The Berlin Wall
After spending a good portion of his career in customer service, Blaine Ross has found a happy niche as a reference assistant at the Beaverton City Library.
“I’ve run a fish market, a deli and driven a bakery truck … I kind of surprised myself by turning up in a library,” he says.
A friend is to blame. She recommended he take a test to become a library assistant. He did, and then worked for Multnomah County Libraries for seven years. He’s now completed a decade at the Beaverton library.
The job clearly suits him. “I love helping people find resources,” he says. “And I’m learning all the time, because everybody’s interested in something different.”
When Blaine isn’t in the library, he’s drawn to the outdoors. “I don’t want to look at a screen all the time,” he explains. “I’d rather be interacting with something in three dimensions.”

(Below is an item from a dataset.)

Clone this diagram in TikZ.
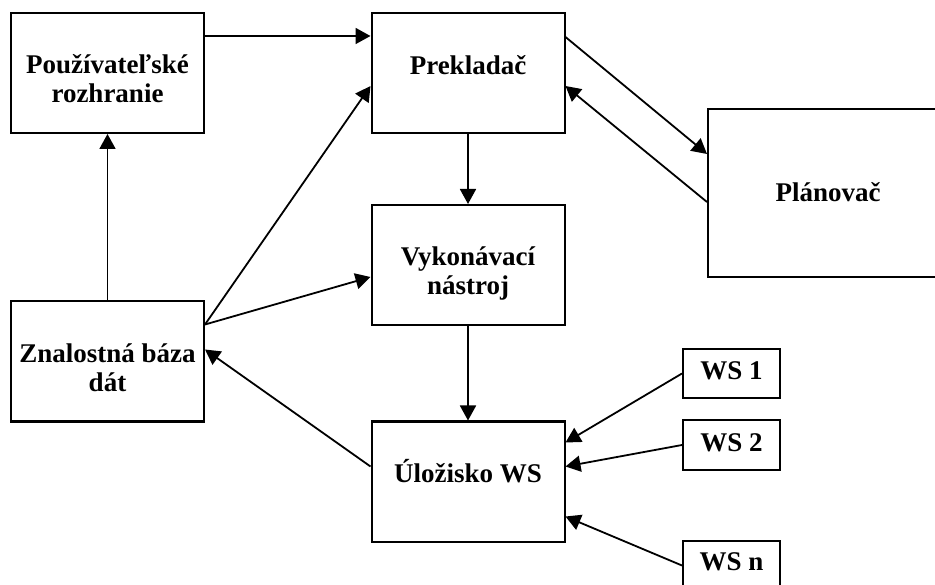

Ross is a multi-dimensional guy himself. Fluent in Spanish and well-travelled, he happened to arrive in Berlin when the Berlin Wall came down in 1989. “It was an unbelievable moment in history,” he says. “Aside from when my kids were born, I don’t remember another time when I cried tears of joy.”
“There was this continual sound of clinking as people chipped away at the wall. The East Germans who came across the border were treated like celebrities.”
Blaine will welcome the time when he can see patrons and colleagues again. “We have a great team at Beaverton. I’m really proud to be part of the library culture there.”
“I see myself as an ambassador. I want to make sure every person who comes in has a great experience.”